Time to lawyer up
by Tom Sullivan
Photo by Jane Scanlan via Flickr/CC BY-NC 2.0
The presidential balloon is leaking hot air and losing altitude. If Axios' reporting holds up, Energy Secretary Rick Perry is the first to get pitched over the side to keep it aloft as the impeachment inquiry accelerates.
In a conference call Friday with House Republicans, Donald Trump claimed he did not want to make the now-infamous "perfect" call to Ukrainian President Volodymyr Zelensky. He only did so at the urging of Perry, three sources on the call told Axios. Trump said (approximately): "Not a lot of people know this but, I didn't even want to make the call. The only reason I made the call was because Rick asked me to. Something about an LNG [liquified natural gas] plant," one source told Axios. The other two sources supported the first's recollection.
Trump added, "More of this will be coming out in the next few days," meaning about Perry who reportedly has plans to resign by the end of November.
Perry told the Christian Broadcasting Network on Friday his dealings with Ukraine had only to do with cleaning up corruption.
"I’ve talked to Kurt Volker, Gordan Sondland, the EU ambassador, every name that you've seen out in the media, and not once, not once as God is my witness, not once was a Biden name — not the former vice president, not his son — ever mentioned," Perry said.
Trump blaming Perry for the Ukraine call signals other members of this administration it might be time to lawyer up.

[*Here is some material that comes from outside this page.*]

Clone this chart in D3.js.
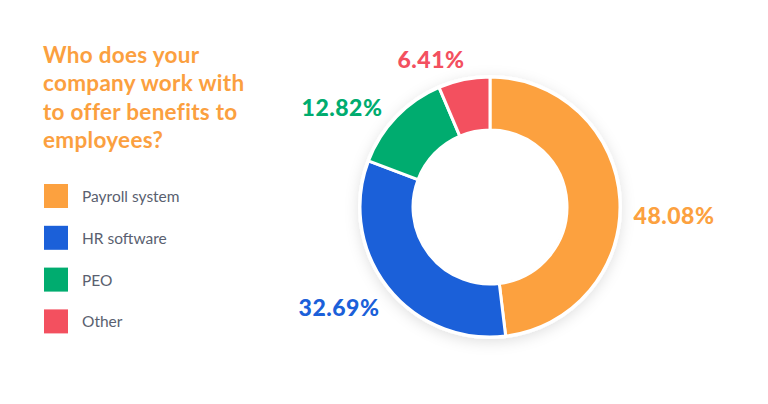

Trump has one loyalty and it is not to them. Nor to his oath of office. Others will go over the side as their usefulness to the acting president fades.
Acting White House Chief of Staff Mick Mulvaney, Treasury Secretary Steve Mnuchin, and Secretary of Commerce Wilbur Ross could find themselves in free fall. Should Secretary of Transportation Elaine Chao go, the end will be near. (Chao is the wife of Senate Majority Leader Mitch McConnell of Kentucky.) Attorney General William Barr will go down with the acting president.
Secretary of State Mike Pompeo is especially vulnerable given his enthusiastic participation in chasing conspiracy theories around the globe at his master's request. On Saturday in Athens, Greece, Pompeo called the Democrats' impeachment inquiry a “silly gotcha game.”
But Pompeo "got" himself already, writes Frank Bruni of Pompeo's moral transformation. First in his class at West Point and an evangelical, Pompeo saw a chance at real power and, like others in Trump's orbit, cast principles over the side — principles and his own warnings about “an authoritarian president who ignored our Constitution.” As Kansas congressman, Pompeo said of Trump at a 2016 rally for Marco Rubio, “It’s time to turn down the lights on the circus.” Instead, Bruni chides, Pompeo "put on a clown suit, put away his ethics and finagled a big role under the Big Top."
Pompeo will want to lawyer up too. Once his usefulness runs out, Trump suddenly will recall what Pompeo said about him in 2016.
Politico's conversations with seven current and former members of the National Security Council reveal the impeachment drama has them worrying about their careers and asking whether they might need to retain lawyers.
John Gans (“White House Warriors”) tells Politico things could get dark quickly:
Depending on how far Democrats want to take their inquiry, it could drag in other pieces of the NSC, not to mention the State Department and other agencies making national security policy. Based on what happened under Iran-Contra, Gans recommended that NSC staffers who have any ties to the Ukraine controversy, at least, get lawyers.It is only a matter of time for the rest of Trump's coterie. How many attorneys in Beltway area have experience defending this sort of thing?
“On Iran-Contra it became every man for themselves,” Gans said, predicting that under Trump: “It will be very dark. And I think anarchic. Your career prospects might be dimmed. This was supposed to be the highlight of your career and now it’s going to be a lowlight.”